Bains then proceeded to the boarding area and was there for about 20 minutes before Transportation Security Administration officers reappeared.

“Before boarding I was asked to come back to the security checkpoint to remove my turban and then ultimately, at that point, I disclosed my diplomatic passport because they were asking for identification, and at that point they realized who I was, what I was there for, and they allowed me to fly out,” said Bains, who in the end did not have to remove his headwear.

“I’d indicated that I had followed all the security processes and procedures and then, at that moment, when senior airport officials asked for my identification, they came to the realization of my particular position.”

Bains soon after contacted his colleague and Minister of Foreign Affairs Chrystia Freeland, who contacted her U.S. counterparts, who in turn issued an apology.

“I have travelled to the U.S. many, many times, I’m going to be travelling to the U.S. next week as well, but this was the first time this had occurred,” Bains said.

“They regretted what they did, they apologized for it, and I accept that apology.”

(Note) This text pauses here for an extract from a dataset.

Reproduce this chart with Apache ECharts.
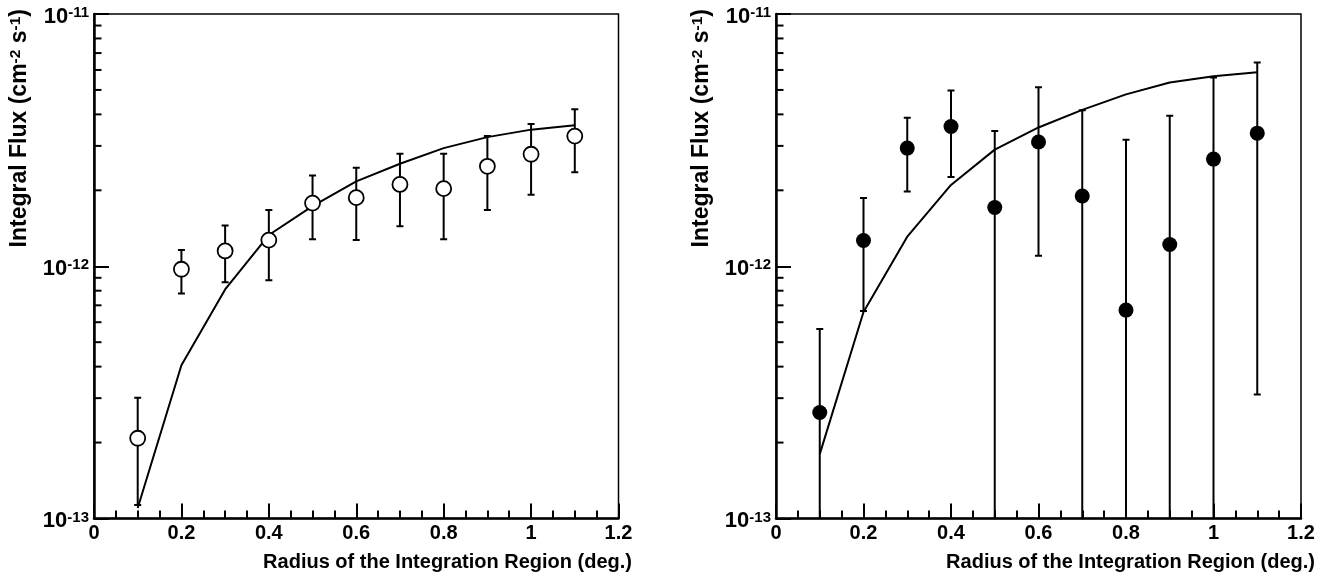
<!DOCTYPE html>
<html><head><meta charset="utf-8">
<script src="https://cdn.jsdelivr.net/npm/echarts@6/dist/echarts.min.js"></script>
<style>html,body{margin:0;padding:0;background:#fff}#c{width:1337px;height:581px}</style>
</head><body><div id="c"></div>
<script>
// Radius of the integration region (deg.)
const radius = [0.1, 0.2, 0.3, 0.4, 0.5, 0.6, 0.7, 0.8, 0.9, 1.0, 1.1];
// All flux values in units of 1e-12 cm^-2 s^-1
// Left panel (open circles)
const leftFlux  = [0.208, 0.973, 1.15, 1.27, 1.78, 1.87, 2.11, 2.03, 2.49, 2.78, 3.28];
const leftHigh  = [0.301, 1.16, 1.45, 1.67, 2.29, 2.46, 2.79, 2.79, 3.28, 3.66, 4.19];
const leftLow   = [0.113, 0.78, 0.865, 0.88, 1.28, 1.27, 1.44, 1.28, 1.67, 1.92, 2.36];
const leftModel = [0.110, 0.405, 0.809, 1.33, 1.73, 2.17, 2.55, 2.94, 3.25, 3.48, 3.62];
// Right panel (filled circles); low = 0 means the bar runs below the axis
const rightFlux  = [0.263, 1.265, 2.94, 3.58, 1.71, 3.11, 1.90, 0.670, 1.22, 2.66, 3.37];
const rightHigh  = [0.564, 1.864, 3.88, 4.97, 3.44, 5.12, 4.15, 3.17, 3.95, 5.60, 6.42];
const rightLow   = [0, 0.664, 1.98, 2.26, 0, 1.10, 0, 0, 0, 0, 0.310];
const rightModel = [0.180, 0.659, 1.31, 2.10, 2.90, 3.55, 4.17, 4.80, 5.35, 5.66, 5.88];
// Axis ticks / labels
const yMajorTicks = [0.1, 1, 10];
const yTickExponents = ['-13', '-12', '-11'];
const yMinorTicks = [0.2, 0.3, 0.4, 0.5, 0.6, 0.7, 0.8, 0.9, 2, 3, 4, 5, 6, 7, 8, 9];
const xTickLabels = ['0', '0.2', '0.4', '0.6', '0.8', '1', '1.2'];
const xTitle = 'Radius of the Integration Region (deg.)';
const yTitleParts = ['Integral Flux (cm', '-2', ' s', '-1', ')'];

const FONT = '"Liberation Sans", Arial, Helvetica, sans-serif';
const X_MIN = 0, X_MAX = 1.2, Y_MIN = yMajorTicks[0], Y_MAX = yMajorTicks[yMajorTicks.length - 1];

const richSup = {
  b: { fontSize: 22, fontWeight: 'bold', fontFamily: FONT, color: '#000', lineHeight: 22, verticalAlign: 'bottom', padding: [5.5, 0, 0, 0] },
  s: { fontSize: 15, fontWeight: 'bold', fontFamily: FONT, color: '#000', lineHeight: 15, verticalAlign: 'top' }
};
const richTitle = {
  b: { fontSize: 23, fontWeight: 'bold', fontFamily: FONT, color: '#000', lineHeight: 23, verticalAlign: 'bottom', padding: [5.5, 0, 0, 0] },
  s: { fontSize: 15.5, fontWeight: 'bold', fontFamily: FONT, color: '#000', lineHeight: 15.5, verticalAlign: 'top' }
};

function errorBarRender(params, api) {
  const x = api.value(0), lo = api.value(1), hi = api.value(2);
  const pTop = api.coord([x, hi]);
  const clipped = !(lo >= Y_MIN);
  const pBot = api.coord([x, clipped ? Y_MIN : lo]);
  const cw = 3.5;
  const style = { stroke: '#000', lineWidth: 2 };
  const children = [
    { type: 'line', shape: { x1: pTop[0], y1: pTop[1], x2: pBot[0], y2: pBot[1] }, style },
    { type: 'line', shape: { x1: pTop[0] - cw, y1: pTop[1], x2: pTop[0] + cw, y2: pTop[1] }, style }
  ];
  if (!clipped) children.push({ type: 'line', shape: { x1: pBot[0] - cw, y1: pBot[1], x2: pBot[0] + cw, y2: pBot[1] }, style });
  return { type: 'group', children };
}
function minorTickRender(params, api) {
  const p = api.coord([X_MIN, api.value(1)]);
  return { type: 'line', shape: { x1: p[0], y1: p[1], x2: p[0] + 7.5, y2: p[1] }, style: { stroke: '#000', lineWidth: 2 } };
}

function xAxisDef(gi) {
  return {
    type: 'value', gridIndex: gi, min: X_MIN, max: X_MAX, interval: 0.2,
    axisLine: { show: true, onZero: false, lineStyle: { color: '#000', width: 2.5 } },
    axisTick: { show: true, inside: true, length: 15, lineStyle: { color: '#000', width: 2 } },
    minorTick: { show: true, splitNumber: 4, length: 8, lineStyle: { color: '#000', width: 2 } },
    splitLine: { show: false }, minorSplitLine: { show: false },
    axisLabel: {
      margin: 5, fontSize: 20, fontWeight: 'bold', color: '#000', fontFamily: FONT,
      showMinLabel: true, showMaxLabel: true,
      formatter: (v, i) => xTickLabels[i]
    }
  };
}
function yAxisDef(gi) {
  return {
    type: 'log', logBase: 10, gridIndex: gi, min: Y_MIN, max: Y_MAX,
    axisLine: { show: true, onZero: false, lineStyle: { color: '#000', width: 2.5 } },
    axisTick: { show: true, inside: true, length: 15, lineStyle: { color: '#000', width: 2 } },
    splitLine: { show: false },
    axisLabel: {
      margin: 5, showMinLabel: true, showMaxLabel: true, padding: [5, 0, 0, 0],
      formatter: (v, i) => '{b|10}{s|' + yTickExponents[i] + '}',
      rich: richSup
    }
  };
}
function pairs(xs, ys) { return xs.map((x, i) => [x, ys[i]]); }
function triples(xs, lo, hi) { return xs.map((x, i) => [x, lo[i], hi[i]]); }

function panelSeries(gi, flux, lo, hi, model, filled) {
  return [
    { type: 'custom', xAxisIndex: gi, yAxisIndex: gi, renderItem: minorTickRender, clip: false, silent: true,
      encode: { x: 0, y: 1 }, data: yMinorTicks.map(v => [X_MIN, v]), z: 5 },
    { type: 'custom', xAxisIndex: gi, yAxisIndex: gi, renderItem: errorBarRender, clip: true, silent: true,
      encode: { x: 0, y: 2 }, data: triples(radius, lo, hi), z: 2 },
    { type: 'line', xAxisIndex: gi, yAxisIndex: gi, data: pairs(radius, model), showSymbol: false, symbol: 'none',
      lineStyle: { color: '#000', width: 2 }, silent: true, z: 3 },
    { type: 'scatter', xAxisIndex: gi, yAxisIndex: gi, data: pairs(radius, flux), symbol: 'circle', symbolSize: 15,
      itemStyle: filled ? { color: '#000', opacity: 1 } : { color: '#fff', borderColor: '#000', borderWidth: 1.8, opacity: 1 },
      silent: true, z: 4 }
  ];
}

const yTitleRich = '{b|' + yTitleParts[0] + '}{s|' + yTitleParts[1] + '}{b|' + yTitleParts[2] + '}{s|' + yTitleParts[3] + '}{b|' + yTitleParts[4] + '}';
function yTitle(x) {
  return { type: 'text', x: x, y: 9, rotation: Math.PI / 2, silent: true,
    style: { text: yTitleRich, rich: richTitle, align: 'right', verticalAlign: 'middle', fill: '#000' } };
}
function xTitleG(x) {
  return { type: 'text', x: x, y: 562, silent: true,
    style: { text: xTitle, align: 'right', verticalAlign: 'middle', fill: '#000',
      font: 'bold 20px ' + FONT } };
}

const chart = echarts.init(document.getElementById('c'), null, { renderer: 'canvas' });
chart.setOption({
  animation: false,
  backgroundColor: '#fff',
  grid: [
    { left: 94, right: 1337 - 618.5, top: 12.5, bottom: 581 - 518.5, show: true, borderColor: '#000', borderWidth: 1.5, backgroundColor: 'transparent' },
    { left: 776, right: 1337 - 1301, top: 12.5, bottom: 581 - 518.5, show: true, borderColor: '#000', borderWidth: 1.5, backgroundColor: 'transparent' }
  ],
  xAxis: [xAxisDef(0), xAxisDef(1)],
  yAxis: [yAxisDef(0), yAxisDef(1)],
  series: [].concat(
    panelSeries(0, leftFlux, leftLow, leftHigh, leftModel, false),
    panelSeries(1, rightFlux, rightLow, rightHigh, rightModel, true)
  ),
  graphic: [yTitle(19.6), yTitle(701.6), xTitleG(632), xTitleG(1315)]
});
</script></body></html>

The incident came to light on Thursday from an article in the French-language La Presse news website, which Bains said resulted from them “asking about some of the challenges and issues that I faced and in that discussion my story emerged.”

I think most of the time it happens because of lack of awareness, knowledge and understanding

Bains said he had never had such an experience previously but has since had a similar experience in Antigua while on vacation with his family.

The Trudeau government has asked for a similar apology but has not yet received one.

After Thursday’s story emerged the TSA in the U.S. issued another statement.

“We regret the screening experience did not meet the expectations of Mr. Bains,” the statement from spokesman Michael McCarthy says.

“Upon review of airport closed-circuit video, we determined the officer conducting the screening did not follow standard operating procedures and therefore received additional training.”

Rather than declare his ministerial status, Bains said he prefers to watch things unfold as they would as an ordinary citizen in the same situation.

“I just wanted to know how anyone else would experience this,” Bains said.

“For me this is not about status, this is not about who you are and who you know, this is about making sure that people are treated with respect and the processes are followed. Discrimination occurs with so many people, we hear so many stories of people who face challenges, and for me I just want to understand the challenges people go through. I unfortunately was put in a situation like that myself.”

Harjinder Singh Kandola, president of the Sikh Cultural Society of Metropolitan Windsor, said he has never personally had a similar experience but appreciates Bains raising the issue.

“I think most of the time it happens because of lack of awareness, knowledge and understanding,” said Kandola, who estimates about 2,000 Sikhs line in Windsor-Essex.

“Only in a few cases it may be because of some kind of intolerance or personal bias but I think normally it’s a lack of awareness and we need to be more proactive to create more awareness.”